*Description of the task*: All of the lines below are to be printed again exactly; images are excluded from the output.

— Begin Available data —

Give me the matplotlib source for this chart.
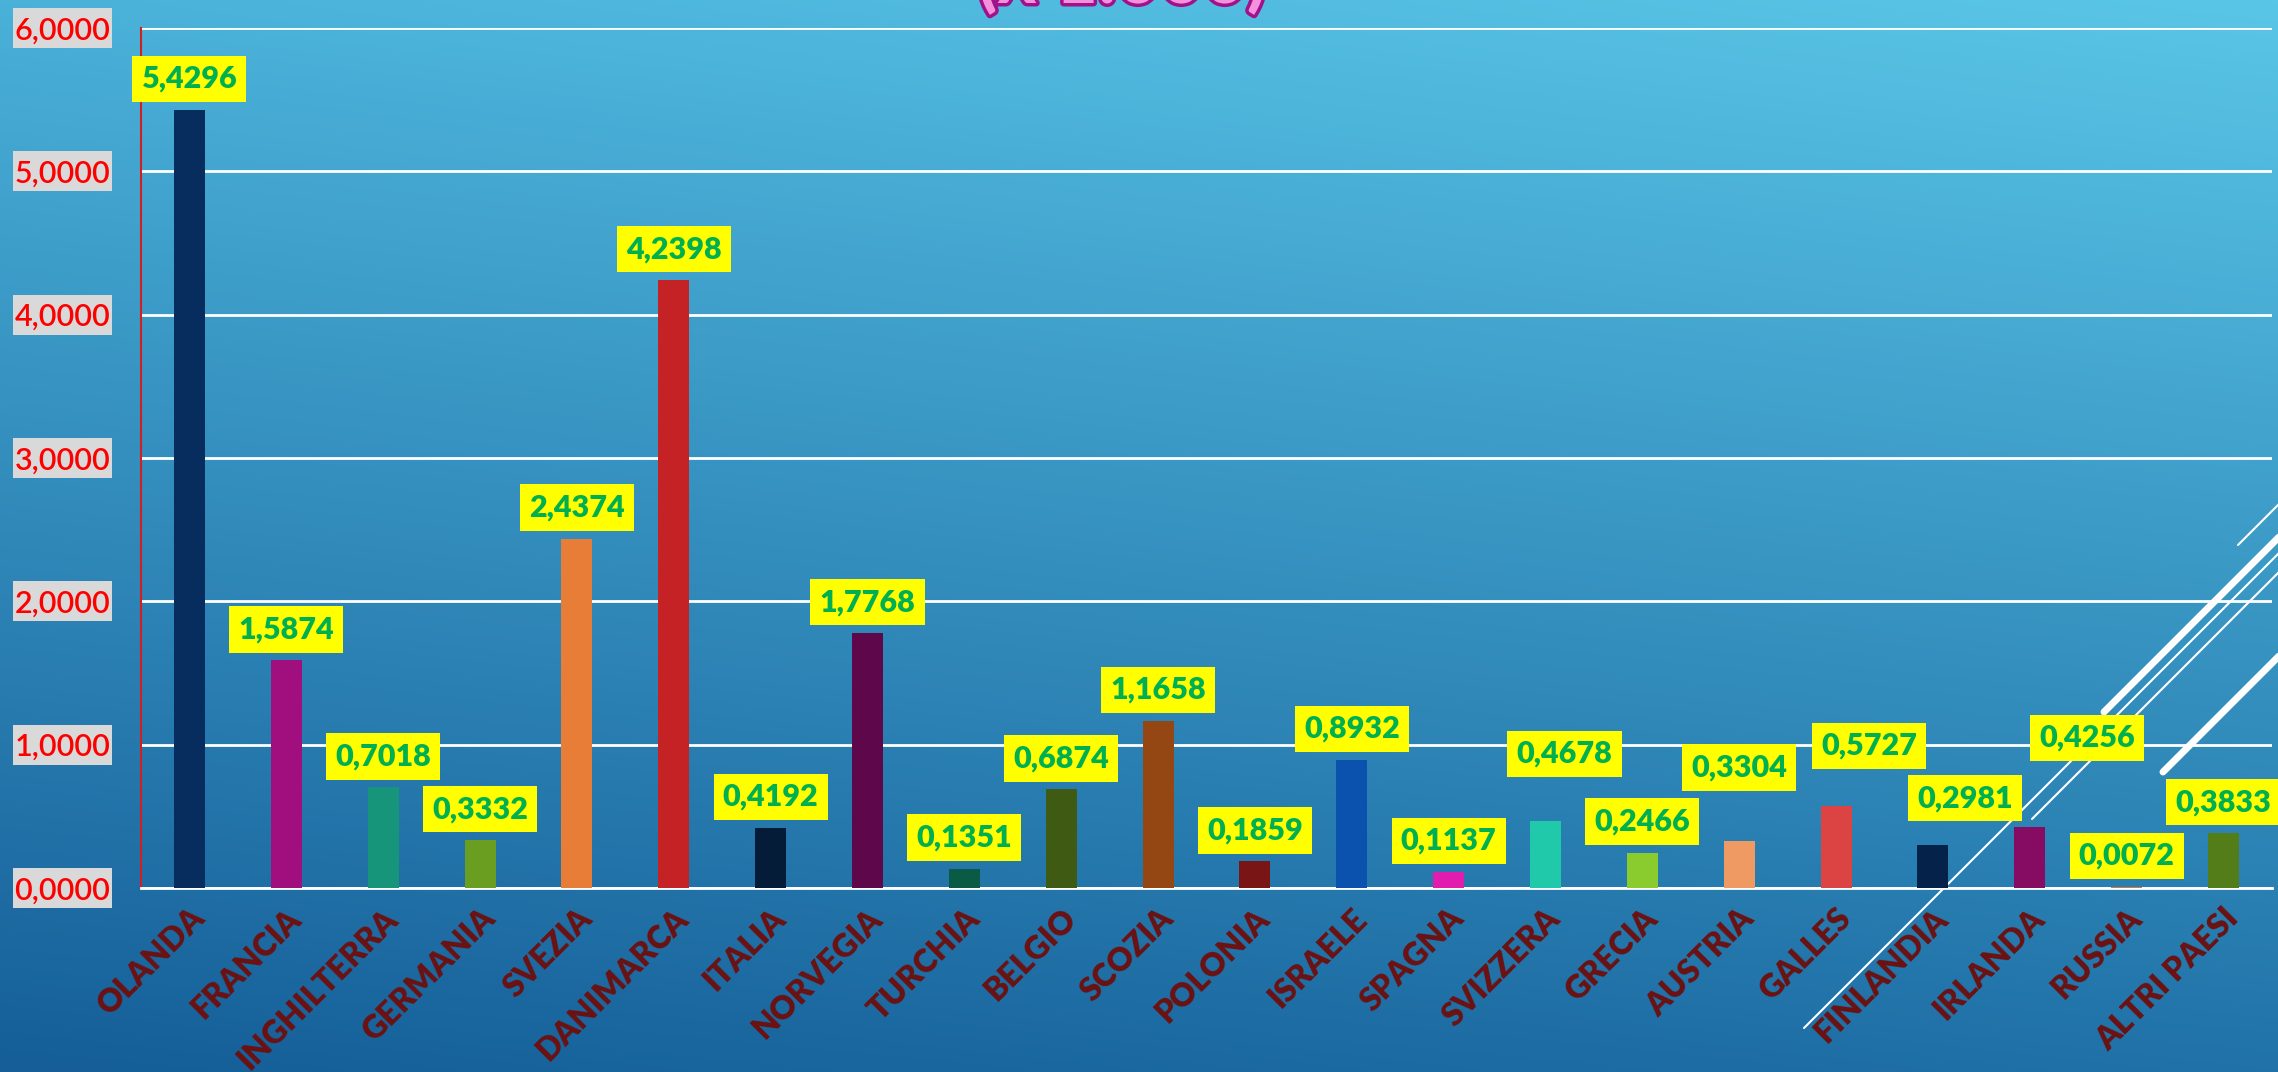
import numpy as np
import matplotlib
matplotlib.use("Agg")
import matplotlib.pyplot as plt
import matplotlib.patheffects as pe
from matplotlib.colors import to_rgb
from matplotlib.patches import Rectangle
from matplotlib.transforms import blended_transform_factory

# ---------------- data ----------------
countries = ["OLANDA", "FRANCIA", "INGHILTERRA", "GERMANIA", "SVEZIA", "DANIMARCA",
             "ITALIA", "NORVEGIA", "TURCHIA", "BELGIO", "SCOZIA", "POLONIA",
             "ISRAELE", "SPAGNA", "SVIZZERA", "GRECIA", "AUSTRIA", "GALLES",
             "FINLANDIA", "IRLANDA", "RUSSIA", "ALTRI PAESI"]
values = [5.4296, 1.5874, 0.7018, 0.3332, 2.4374, 4.2398,
          0.4192, 1.7768, 0.1351, 0.6874, 1.1658, 0.1859,
          0.8932, 0.1137, 0.4678, 0.2466, 0.3304, 0.5727,
          0.2981, 0.4256, 0.0072, 0.3833]
y_ticks = [0, 1, 2, 3, 4, 5, 6]
title_text = "(x 1.000)"

# ---------------- style ----------------
bar_colors = ["#072C5E", "#A10F7E", "#17957A", "#6A9E20", "#E87D38", "#C42224",
              "#041C38", "#5E074B", "#0B5A46", "#3F5A12", "#944713", "#7A1515",
              "#0A52AE", "#E11DB0", "#20C9AA", "#8ACB2D", "#EE9A62", "#DC4444",
              "#05224A", "#850C62", "#D97A2F", "#537D19"]
# manual label displacements (pixels: right, up) as in the reference
label_shift_px = {14: (19, 36), 16: (0, 42), 17: (33, 29), 18: (32, 16),
                  19: (57, 58)}

W, H = 2278, 1072
fig = plt.figure(figsize=(W / 100, H / 100), dpi=100)

# background gradient
bg = fig.add_axes([0, 0, 1, 1])
bg.set_xlim(0, W)
bg.set_ylim(H, 0)
bg.axis("off")
tl, tr = np.array(to_rgb("#4AB1D9")), np.array(to_rgb("#5AC6E7"))
bl, br = np.array(to_rgb("#155E98")), np.array(to_rgb("#2072A8"))
gy, gx = np.mgrid[0:1:200j, 0:1:400j]
img = ((1 - gy)[..., None] * ((1 - gx)[..., None] * tl + gx[..., None] * tr)
       + gy[..., None] * ((1 - gx)[..., None] * bl + gx[..., None] * br))
bg.imshow(img, extent=(0, W, H, 0), aspect="auto", interpolation="bilinear")

# decorative diagonal lines (x + y = c in pixel space)
deco = [(2783, 2238, 1.5), (2816, 2104, 5.0), (2832, 1804, 1.5),
        (2851, 2032, 1.5), (2935, 2163, 5.0)]
for c, x0, lw in deco:
    xs = np.array([x0, W + 30])
    bg.plot(xs, c - xs, color="white", lw=lw, solid_capstyle="round")

# title fragment at the very top
fig.text(1122 / W, 1 - 3 / H, title_text, ha="center", va="baseline",
         fontsize=54, fontweight="bold", family="Lato", color="#F590DC",
         path_effects=[pe.withStroke(linewidth=5, foreground="#A0128A")])

# main axes
ax = fig.add_axes([141 / W, 1 - 888 / H, (2272 - 141) / W, (888 - 28) / H])
ax.patch.set_alpha(0)
x = np.arange(len(countries))
ax.bar(x, values, width=0.32, color=bar_colors, zorder=3)
ax.set_xlim(-0.5, len(countries) - 0.5)
ax.set_ylim(0, 6)

ax.set_yticks(y_ticks)
ax.set_yticklabels([f"{v:.4f}".replace(".", ",") for v in y_ticks],
                   color="#FF0000", fontsize=22, family="Lato", fontweight="semibold")
ax.tick_params(axis="y", length=0, pad=22)
ax.yaxis.grid(True, color="white", lw=2)
ax.set_axisbelow(True)

# grey boxes behind y tick labels
box_tr = blended_transform_factory(fig.transFigure, ax.transData)
box_h = 40 / 143.33
for v in y_ticks:
    ax.add_patch(Rectangle((13 / W, v - box_h / 2), 99 / W, box_h, transform=box_tr,
                           fc="#D9D9D9", ec="none", clip_on=False, zorder=0))

ax.set_xticks(x)
ax.set_xticklabels(countries, rotation=45, ha="right", va="top",
                   rotation_mode="anchor", fontsize=23, fontweight="heavy",
                   family="Lato", color="#6B1212")
ax.tick_params(axis="x", length=0, pad=11)

for s in ["top", "right"]:
    ax.spines[s].set_visible(False)
ax.spines["left"].set_color("#D02020")
ax.spines["left"].set_linewidth(1.5)
ax.spines["bottom"].set_color("white")
ax.spines["bottom"].set_linewidth(2)

for i, v in enumerate(values):
    dx, dy = label_shift_px.get(i, (0, 0))
    ax.annotate(f"{v:.4f}".replace(".", ","), xy=(i, v),
                xytext=(dx * 0.72, (17 + dy) * 0.72), textcoords="offset points",
                ha="center", va="bottom", fontsize=22, fontweight="heavy",
                family="Lato", color="#00B050", zorder=5, annotation_clip=False,
                bbox=dict(boxstyle="square,pad=0.3", fc="yellow", ec="none"))

fig.savefig("out.png", dpi=100)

— End Available data —

*Finished exercise*:
Give me the matplotlib source for this chart.
import numpy as np
import matplotlib
matplotlib.use("Agg")
import matplotlib.pyplot as plt
import matplotlib.patheffects as pe
from matplotlib.colors import to_rgb
from matplotlib.patches import Rectangle
from matplotlib.transforms import blended_transform_factory

# ---------------- data ----------------
countries = ["OLANDA", "FRANCIA", "INGHILTERRA", "GERMANIA", "SVEZIA", "DANIMARCA",
             "ITALIA", "NORVEGIA", "TURCHIA", "BELGIO", "SCOZIA", "POLONIA",
             "ISRAELE", "SPAGNA", "SVIZZERA", "GRECIA", "AUSTRIA", "GALLES",
             "FINLANDIA", "IRLANDA", "RUSSIA", "ALTRI PAESI"]
values = [5.4296, 1.5874, 0.7018, 0.3332, 2.4374, 4.2398,
          0.4192, 1.7768, 0.1351, 0.6874, 1.1658, 0.1859,
          0.8932, 0.1137, 0.4678, 0.2466, 0.3304, 0.5727,
          0.2981, 0.4256, 0.0072, 0.3833]
y_ticks = [0, 1, 2, 3, 4, 5, 6]
title_text = "(x 1.000)"

# ---------------- style ----------------
bar_colors = ["#072C5E", "#A10F7E", "#17957A", "#6A9E20", "#E87D38", "#C42224",
              "#041C38", "#5E074B", "#0B5A46", "#3F5A12", "#944713", "#7A1515",
              "#0A52AE", "#E11DB0", "#20C9AA", "#8ACB2D", "#EE9A62", "#DC4444",
              "#05224A", "#850C62", "#D97A2F", "#537D19"]
# manual label displacements (pixels: right, up) as in the reference
label_shift_px = {14: (19, 36), 16: (0, 42), 17: (33, 29), 18: (32, 16),
                  19: (57, 58)}

W, H = 2278, 1072
fig = plt.figure(figsize=(W / 100, H / 100), dpi=100)

# background gradient
bg = fig.add_axes([0, 0, 1, 1])
bg.set_xlim(0, W)
bg.set_ylim(H, 0)
bg.axis("off")
tl, tr = np.array(to_rgb("#4AB1D9")), np.array(to_rgb("#5AC6E7"))
bl, br = np.array(to_rgb("#155E98")), np.array(to_rgb("#2072A8"))
gy, gx = np.mgrid[0:1:200j, 0:1:400j]
img = ((1 - gy)[..., None] * ((1 - gx)[..., None] * tl + gx[..., None] * tr)
       + gy[..., None] * ((1 - gx)[..., None] * bl + gx[..., None] * br))
bg.imshow(img, extent=(0, W, H, 0), aspect="auto", interpolation="bilinear")

# decorative diagonal lines (x + y = c in pixel space)
deco = [(2783, 2238, 1.5), (2816, 2104, 5.0), (2832, 1804, 1.5),
        (2851, 2032, 1.5), (2935, 2163, 5.0)]
for c, x0, lw in deco:
    xs = np.array([x0, W + 30])
    bg.plot(xs, c - xs, color="white", lw=lw, solid_capstyle="round")

# title fragment at the very top
fig.text(1122 / W, 1 - 3 / H, title_text, ha="center", va="baseline",
         fontsize=54, fontweight="bold", family="Lato", color="#F590DC",
         path_effects=[pe.withStroke(linewidth=5, foreground="#A0128A")])

# main axes
ax = fig.add_axes([141 / W, 1 - 888 / H, (2272 - 141) / W, (888 - 28) / H])
ax.patch.set_alpha(0)
x = np.arange(len(countries))
ax.bar(x, values, width=0.32, color=bar_colors, zorder=3)
ax.set_xlim(-0.5, len(countries) - 0.5)
ax.set_ylim(0, 6)

ax.set_yticks(y_ticks)
ax.set_yticklabels([f"{v:.4f}".replace(".", ",") for v in y_ticks],
                   color="#FF0000", fontsize=22, family="Lato", fontweight="semibold")
ax.tick_params(axis="y", length=0, pad=22)
ax.yaxis.grid(True, color="white", lw=2)
ax.set_axisbelow(True)

# grey boxes behind y tick labels
box_tr = blended_transform_factory(fig.transFigure, ax.transData)
box_h = 40 / 143.33
for v in y_ticks:
    ax.add_patch(Rectangle((13 / W, v - box_h / 2), 99 / W, box_h, transform=box_tr,
                           fc="#D9D9D9", ec="none", clip_on=False, zorder=0))

ax.set_xticks(x)
ax.set_xticklabels(countries, rotation=45, ha="right", va="top",
                   rotation_mode="anchor", fontsize=23, fontweight="heavy",
                   family="Lato", color="#6B1212")
ax.tick_params(axis="x", length=0, pad=11)

for s in ["top", "right"]:
    ax.spines[s].set_visible(False)
ax.spines["left"].set_color("#D02020")
ax.spines["left"].set_linewidth(1.5)
ax.spines["bottom"].set_color("white")
ax.spines["bottom"].set_linewidth(2)

for i, v in enumerate(values):
    dx, dy = label_shift_px.get(i, (0, 0))
    ax.annotate(f"{v:.4f}".replace(".", ","), xy=(i, v),
                xytext=(dx * 0.72, (17 + dy) * 0.72), textcoords="offset points",
                ha="center", va="bottom", fontsize=22, fontweight="heavy",
                family="Lato", color="#00B050", zorder=5, annotation_clip=False,
                bbox=dict(boxstyle="square,pad=0.3", fc="yellow", ec="none"))

fig.savefig("out.png", dpi=100)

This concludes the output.